- INSTRUCTIONS FOR THE TASK -
Extract each line from the entries below that has the string "this" in it.

- MATERIAL SHOWN -
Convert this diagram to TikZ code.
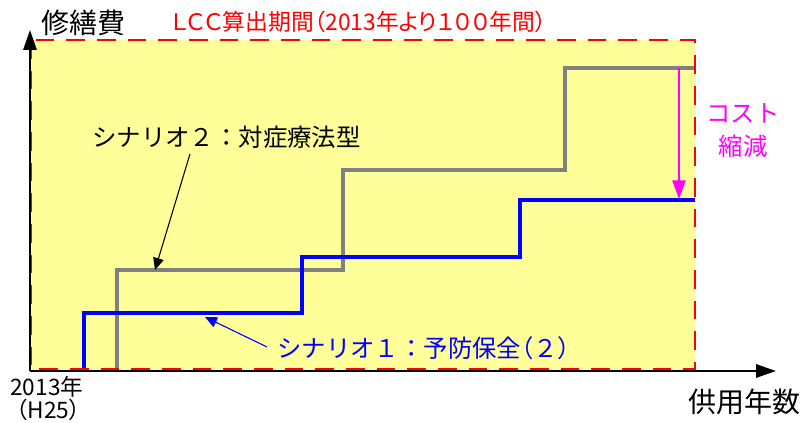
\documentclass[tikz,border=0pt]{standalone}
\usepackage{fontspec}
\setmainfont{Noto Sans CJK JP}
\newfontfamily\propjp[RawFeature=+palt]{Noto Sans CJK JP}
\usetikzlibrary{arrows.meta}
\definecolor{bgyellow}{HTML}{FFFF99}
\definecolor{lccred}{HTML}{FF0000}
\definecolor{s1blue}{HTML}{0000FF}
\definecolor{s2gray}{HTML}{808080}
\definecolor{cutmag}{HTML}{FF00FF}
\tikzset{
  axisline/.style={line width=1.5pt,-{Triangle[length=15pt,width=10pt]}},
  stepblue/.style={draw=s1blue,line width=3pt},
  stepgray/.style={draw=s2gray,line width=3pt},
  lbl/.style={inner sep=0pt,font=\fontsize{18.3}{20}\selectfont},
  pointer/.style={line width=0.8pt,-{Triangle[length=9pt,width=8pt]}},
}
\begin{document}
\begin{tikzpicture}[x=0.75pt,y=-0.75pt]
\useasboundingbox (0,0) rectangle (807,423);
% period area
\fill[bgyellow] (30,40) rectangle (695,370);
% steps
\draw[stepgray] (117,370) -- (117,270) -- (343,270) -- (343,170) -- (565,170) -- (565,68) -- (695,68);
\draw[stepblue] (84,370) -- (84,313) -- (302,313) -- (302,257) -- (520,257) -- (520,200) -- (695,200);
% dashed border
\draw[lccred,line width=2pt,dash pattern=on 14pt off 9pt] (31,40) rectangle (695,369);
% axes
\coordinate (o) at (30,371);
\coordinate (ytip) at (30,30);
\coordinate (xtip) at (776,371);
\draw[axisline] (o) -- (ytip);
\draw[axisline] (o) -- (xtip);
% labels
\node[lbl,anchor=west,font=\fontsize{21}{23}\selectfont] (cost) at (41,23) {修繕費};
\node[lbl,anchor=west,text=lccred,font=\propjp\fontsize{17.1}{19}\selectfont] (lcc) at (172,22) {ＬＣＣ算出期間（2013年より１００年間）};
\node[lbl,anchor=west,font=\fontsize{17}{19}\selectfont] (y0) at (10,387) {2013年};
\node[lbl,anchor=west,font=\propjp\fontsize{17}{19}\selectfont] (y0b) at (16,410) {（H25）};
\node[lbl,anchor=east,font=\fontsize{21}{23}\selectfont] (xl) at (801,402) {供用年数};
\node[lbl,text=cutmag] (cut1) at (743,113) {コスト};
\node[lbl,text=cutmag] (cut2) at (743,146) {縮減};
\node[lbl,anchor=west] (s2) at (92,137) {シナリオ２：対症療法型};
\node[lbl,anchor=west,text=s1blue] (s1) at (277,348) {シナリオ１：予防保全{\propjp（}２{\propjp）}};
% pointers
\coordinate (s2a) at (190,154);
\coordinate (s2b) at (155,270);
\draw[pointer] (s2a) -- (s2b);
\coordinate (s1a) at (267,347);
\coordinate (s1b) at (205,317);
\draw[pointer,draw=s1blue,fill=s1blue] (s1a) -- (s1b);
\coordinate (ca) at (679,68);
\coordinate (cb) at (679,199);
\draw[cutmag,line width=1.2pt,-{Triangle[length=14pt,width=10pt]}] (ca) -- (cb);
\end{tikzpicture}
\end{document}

---

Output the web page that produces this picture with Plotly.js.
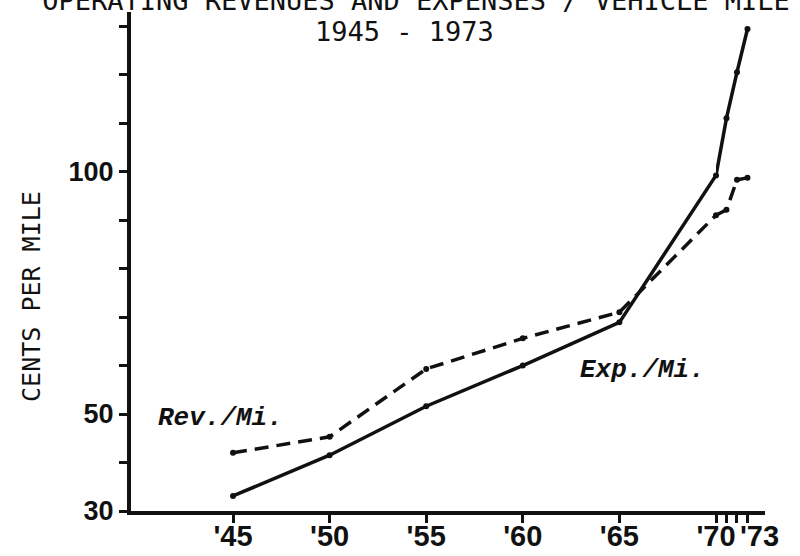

- OUTPUT OF THE EXERCISE -
Convert this diagram to TikZ code.
Output the web page that produces this picture with Plotly.js.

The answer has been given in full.